The brand was the first to offer supplements certified as safe for athletes competing in drug-tested sports. That positioning helped change industry standards, and today, safety certification is widely expected across the category. Over five years, I grew the company from a $50,000 loan into a category leader across Canada and the United States, before successfully exiting the business following its acquisition by Nutrivo, based in Chicago.
Following that exit, driven by curiosity and a desire to solve meaningful problems, I co-founded a sustainable technology company with former NHL hockey player TJ Galiardi. The company focused on upcycling fruits and vegetables that would otherwise be sent to landfill. Working with farms, food brokers, and grocery partners, we transformed late-life or cosmetically rejected produce into nutrient-dense, long-shelf-life powders for use in natural health products.

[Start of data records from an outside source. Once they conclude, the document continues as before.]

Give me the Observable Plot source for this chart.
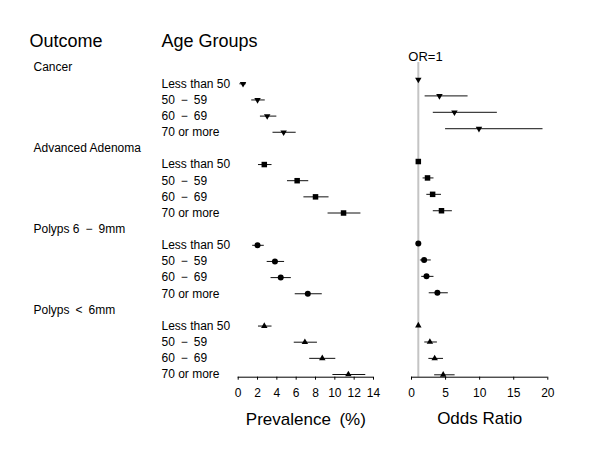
<!DOCTYPE html>
<html><head><meta charset="utf-8">
<script src="https://cdn.jsdelivr.net/npm/d3@7"></script>
<script src="https://cdn.jsdelivr.net/npm/@observablehq/plot@0.6"></script>
<style>
body{margin:0;background:#fff;}
#chart{display:flex;width:600px;height:464px;font-family:"Liberation Sans",Arial,sans-serif;}
#chart svg{display:block;}
</style></head><body><div id="chart"></div>
<script>
const outcomes = ["Cancer", "Advanced Adenoma", "Polyps 6\u2002\u2212\u20029mm", "Polyps\u2002<\u20026mm"];
const ageGroups = ["Less than 50", "50\u2002\u2212\u200259", "60\u2002\u2212\u200269", "70 or more"];

// Prevalence (%) by outcome (rows) and age group (columns)
const prevEst = [[0.5, 2.0, 3.0, 4.7], [2.7, 6.1, 8.0, 10.9], [2.0, 3.8, 4.4, 7.2], [2.7, 6.9, 8.7, 11.4]];
const prevLo  = [[0.17, 1.4, 2.3, 3.6], [2.1, 5.1, 6.8, 9.3], [1.5, 3.0, 3.4, 5.9], [2.1, 5.8, 7.4, 9.8]];
const prevHi  = [[0.83, 2.8, 4.0, 6.0], [3.5, 7.3, 9.4, 12.7], [2.7, 4.8, 5.5, 8.7], [3.5, 8.2, 10.1, 13.2]];

// Odds ratios (reference group < 50 = 1)
const orEst = [[1, 4.1, 6.3, 9.9], [1, 2.35, 3.1, 4.4], [1, 1.85, 2.2, 3.8], [1, 2.7, 3.4, 4.65]];
const orLo  = [[null, 2.0, 3.2, 5.0], [null, 1.7, 2.25, 3.2], [null, 1.3, 1.5, 2.6], [null, 1.95, 2.55, 3.4]];
const orHi  = [[null, 8.3, 12.6, 19.3], [null, 3.3, 4.4, 6.0], [null, 2.9, 3.3, 5.4], [null, 3.8, 4.7, 6.4]];

const prevTicks = [0, 2, 4, 6, 8, 10, 12, 14];
const orTicks = [0, 5, 10, 15, 20];

const triangleDown = {
  draw(ctx, size) {
    const y = -Math.sqrt(size / (3 * Math.sqrt(3)));
    ctx.moveTo(0, -2 * y);
    ctx.lineTo(Math.sqrt(3) * y, y);
    ctx.lineTo(-Math.sqrt(3) * y, y);
    ctx.closePath();
  }
};
const symbols = [triangleDown, "square", "circle", "triangle"];
const radii = [2.4, 3.1, 3.0, 2.4];

const rows = outcomes.flatMap((o, g) => ageGroups.map((a, i) => ({
  g, outcome: o, age: a, slot: g * 5 + i,
  prev: prevEst[g][i], prevLo: prevLo[g][i], prevHi: prevHi[g][i],
  or: orEst[g][i], orLo: orLo[g][i], orHi: orHi[g][i]
})));
const headers = outcomes.map((o, g) => ({o, slot: g * 5 - 1}));
const lastSlot = d3.max(rows, d => d.slot);

const font = '"Liberation Sans", Arial, sans-serif';
const baseStyle = {fontFamily: font, fontSize: "12px", background: "transparent", color: "#000"};

const dotMarks = (field) => symbols.map((s, g) =>
  Plot.dot(rows.filter(d => d.g === g), {x: field, y: "slot", symbol: s, r: radii[g], fill: "#000"}));

const left = Plot.plot({
  width: 400, height: 464,
  marginLeft: 237.7, marginRight: 27, marginTop: 0, marginBottom: 87.3,
  style: baseStyle,
  x: {domain: [d3.min(prevTicks), d3.max(prevTicks)]},
  y: {domain: [0, lastSlot], range: [83.3, 374], axis: null},
  marks: [
    Plot.ruleY([lastSlot], {y: d => d, dy: 2.7, x1: d3.min(prevTicks), x2: d3.max(prevTicks), stroke: "#000"}),
    Plot.axisX({ticks: prevTicks, tickSize: 3, tickPadding: 8, fontSize: 12, label: null}),
    Plot.ruleY(rows, {y: "slot", x1: "prevLo", x2: "prevHi", stroke: "#111"}),
    ...dotMarks("prev"),
    Plot.text(headers, {y: "slot", text: "o", frameAnchor: "left", dx: -204.7, textAnchor: "start", lineAnchor: "middle", fontSize: 12}),
    Plot.text(rows, {y: "slot", text: "age", frameAnchor: "left", dx: -76.7, textAnchor: "start", lineAnchor: "middle", fontSize: 12}),
    Plot.text(["Outcome"], {text: d => d, frameAnchor: "top-left", dx: -208.7, dy: 41, textAnchor: "start", lineAnchor: "middle", fontSize: 18}),
    Plot.text(["Age Groups"], {text: d => d, frameAnchor: "top-left", dx: -76.7, dy: 41, textAnchor: "start", lineAnchor: "middle", fontSize: 18}),
    Plot.text(["Prevalence\u2002(%)"], {text: d => d, frameAnchor: "bottom", dy: 42, lineAnchor: "middle", fontSize: 17})
  ]
});

const right = Plot.plot({
  width: 200, height: 464,
  marginLeft: 11, marginRight: 52.7, marginTop: 0, marginBottom: 87.3,
  style: baseStyle,
  x: {domain: [d3.min(orTicks), d3.max(orTicks)]},
  y: {domain: [0, lastSlot], range: [79, 374.3], axis: null},
  marks: [
    Plot.ruleX([1], {stroke: "#c4c4c4", strokeWidth: 2, insetTop: 62}),
    Plot.ruleY([lastSlot], {y: d => d, dy: 2.4, x1: d3.min(orTicks), x2: d3.max(orTicks), stroke: "#000"}),
    Plot.axisX({ticks: orTicks, tickSize: 3, tickPadding: 8, fontSize: 12, label: null}),
    Plot.ruleY(rows.filter(d => d.orLo != null), {y: "slot", x1: "orLo", x2: "orHi", stroke: "#111"}),
    ...dotMarks("or"),
    Plot.text(["OR=1"], {x: 1, text: d => d, frameAnchor: "top", dy: 56, dx: -10, textAnchor: "start", lineAnchor: "middle", fontSize: 13}),
    Plot.text(["Odds Ratio"], {text: d => d, frameAnchor: "bottom", dy: 41, lineAnchor: "middle", fontSize: 17})
  ]
});

document.getElementById("chart").append(left, right);
</script></body></html>
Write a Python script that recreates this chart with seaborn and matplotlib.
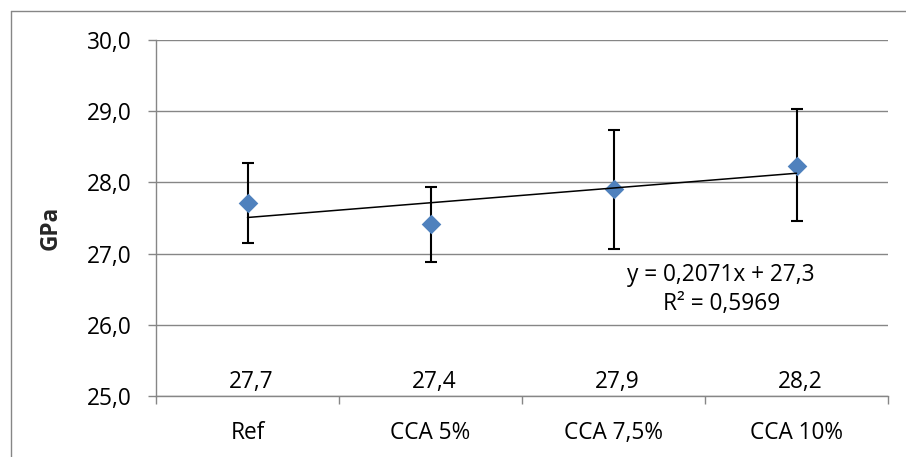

In just three years, the company scaled from concept to an operating business with multiple manufacturing facilities in two Canadian provinces.
After building and exiting multiple companies, my role began to shift.
Rather than operating businesses day to day, I found myself increasingly drawn to mentoring founders, students, and leaders navigating early decisions, uncertainty, and scale. I had made many of the same mistakes they were facing and understood how costly those mistakes can be when guidance comes too late. This transition was not accidental. It was intentional.
That focus led me to my role as Entrepreneur-in-Residence at Saint Mary’s University in Halifax, where I work directly with founders, students, and research teams as they move ideas toward commercialization. My work is practical and grounded in real operating experience, with an emphasis on strategy, validation, execution, and building responsibly in the real world.
Alongside this, I serve as an Industry Professor at McMaster University, supporting researchers and innovators as they translate science into applied solutions. This role allows me to bridge academia and industry and reinforces my belief that great science has its greatest impact when it reaches people outside the lab.
Most recently, this work has come together through the co-founding of Headstrong, a brain health and performance company. With Headstrong, I mentor and advise professional hockey player Evan Nause as he builds his first company. My role is strategic rather than operational. I provide scientific guidance, business strategy, and long-term direction, and I am an equity owner as a result.
Headstrong reflects where my interests now converge. Science, performance, mental resilience, and responsible company building. It is designed not just for athletes, but for high performers of all kinds who operate under pressure and care deeply about protecting their most important asset, their brain.
Today, I continue to build, advise, and mentor at the intersection of science, performance, and responsible innovation, helping others turn complex ideas into practical solutions that last.